* PROBLEM REQUIREMENTS
Retype the data exactly, from its first line to the line containing "BAR_W = 0.6", including both, and skip any picture.
** start DATA SHOWN **
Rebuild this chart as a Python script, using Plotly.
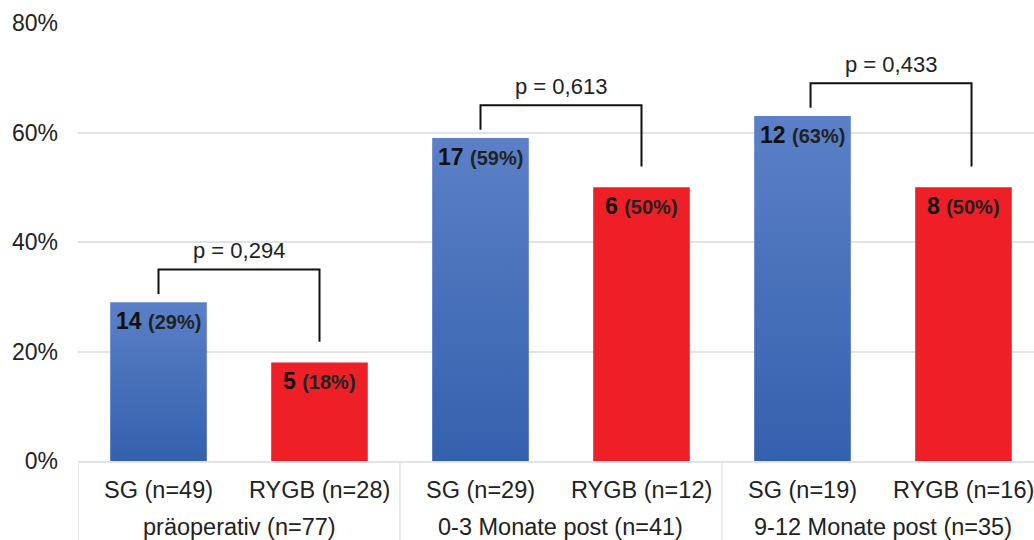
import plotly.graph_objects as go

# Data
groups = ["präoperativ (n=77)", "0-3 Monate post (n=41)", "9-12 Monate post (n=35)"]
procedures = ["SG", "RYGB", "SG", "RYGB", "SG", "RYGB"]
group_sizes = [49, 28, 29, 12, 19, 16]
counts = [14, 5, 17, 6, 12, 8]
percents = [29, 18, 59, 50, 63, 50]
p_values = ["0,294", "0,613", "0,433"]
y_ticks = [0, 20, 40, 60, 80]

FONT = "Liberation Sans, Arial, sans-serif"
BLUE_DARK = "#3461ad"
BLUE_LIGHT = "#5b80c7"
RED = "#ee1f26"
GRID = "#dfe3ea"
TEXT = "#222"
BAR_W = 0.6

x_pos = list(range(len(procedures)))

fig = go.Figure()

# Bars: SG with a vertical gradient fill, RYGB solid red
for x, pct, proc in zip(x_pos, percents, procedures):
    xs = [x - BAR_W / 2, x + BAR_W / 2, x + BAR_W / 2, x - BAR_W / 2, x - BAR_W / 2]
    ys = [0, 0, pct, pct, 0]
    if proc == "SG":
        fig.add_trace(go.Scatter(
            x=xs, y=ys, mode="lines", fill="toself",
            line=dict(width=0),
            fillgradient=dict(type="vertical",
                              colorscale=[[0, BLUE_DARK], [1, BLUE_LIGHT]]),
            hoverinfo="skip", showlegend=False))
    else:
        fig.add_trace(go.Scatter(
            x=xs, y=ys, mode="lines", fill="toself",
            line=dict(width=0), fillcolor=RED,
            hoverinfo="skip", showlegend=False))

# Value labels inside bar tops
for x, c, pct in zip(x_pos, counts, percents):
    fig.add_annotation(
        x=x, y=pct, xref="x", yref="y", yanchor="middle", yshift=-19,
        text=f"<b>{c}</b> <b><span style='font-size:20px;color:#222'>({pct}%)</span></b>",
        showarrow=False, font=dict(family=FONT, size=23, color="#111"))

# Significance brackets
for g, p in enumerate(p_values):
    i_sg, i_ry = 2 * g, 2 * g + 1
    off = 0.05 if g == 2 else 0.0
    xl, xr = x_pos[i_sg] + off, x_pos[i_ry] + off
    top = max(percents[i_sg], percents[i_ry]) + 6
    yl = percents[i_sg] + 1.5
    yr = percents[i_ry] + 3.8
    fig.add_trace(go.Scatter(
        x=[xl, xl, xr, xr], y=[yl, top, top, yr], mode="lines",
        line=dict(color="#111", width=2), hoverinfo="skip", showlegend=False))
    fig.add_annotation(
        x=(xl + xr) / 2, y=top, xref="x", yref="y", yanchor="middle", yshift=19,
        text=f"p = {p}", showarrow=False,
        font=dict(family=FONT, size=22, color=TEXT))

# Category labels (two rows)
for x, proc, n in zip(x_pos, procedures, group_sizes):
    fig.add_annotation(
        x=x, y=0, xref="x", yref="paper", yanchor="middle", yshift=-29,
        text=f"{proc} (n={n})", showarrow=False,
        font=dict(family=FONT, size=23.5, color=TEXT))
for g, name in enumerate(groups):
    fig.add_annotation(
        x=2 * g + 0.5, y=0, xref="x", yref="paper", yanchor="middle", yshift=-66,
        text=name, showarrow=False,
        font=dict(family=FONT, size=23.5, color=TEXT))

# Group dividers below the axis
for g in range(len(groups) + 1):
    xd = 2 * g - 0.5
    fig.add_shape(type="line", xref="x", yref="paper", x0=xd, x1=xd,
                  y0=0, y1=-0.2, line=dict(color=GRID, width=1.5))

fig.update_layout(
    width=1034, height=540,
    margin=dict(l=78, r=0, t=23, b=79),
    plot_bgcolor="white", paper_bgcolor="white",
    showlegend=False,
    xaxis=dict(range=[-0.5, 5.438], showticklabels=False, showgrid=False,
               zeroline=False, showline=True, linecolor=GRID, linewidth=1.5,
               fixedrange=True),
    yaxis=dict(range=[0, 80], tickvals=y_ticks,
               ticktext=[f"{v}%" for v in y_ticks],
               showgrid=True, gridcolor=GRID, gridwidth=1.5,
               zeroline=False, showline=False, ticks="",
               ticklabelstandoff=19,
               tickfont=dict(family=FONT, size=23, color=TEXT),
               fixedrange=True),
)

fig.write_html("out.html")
** end DATA SHOWN **
* TASK OUTPUT
Rebuild this chart as a Python script, using Plotly.
import plotly.graph_objects as go

# Data
groups = ["präoperativ (n=77)", "0-3 Monate post (n=41)", "9-12 Monate post (n=35)"]
procedures = ["SG", "RYGB", "SG", "RYGB", "SG", "RYGB"]
group_sizes = [49, 28, 29, 12, 19, 16]
counts = [14, 5, 17, 6, 12, 8]
percents = [29, 18, 59, 50, 63, 50]
p_values = ["0,294", "0,613", "0,433"]
y_ticks = [0, 20, 40, 60, 80]

FONT = "Liberation Sans, Arial, sans-serif"
BLUE_DARK = "#3461ad"
BLUE_LIGHT = "#5b80c7"
RED = "#ee1f26"
GRID = "#dfe3ea"
TEXT = "#222"
BAR_W = 0.6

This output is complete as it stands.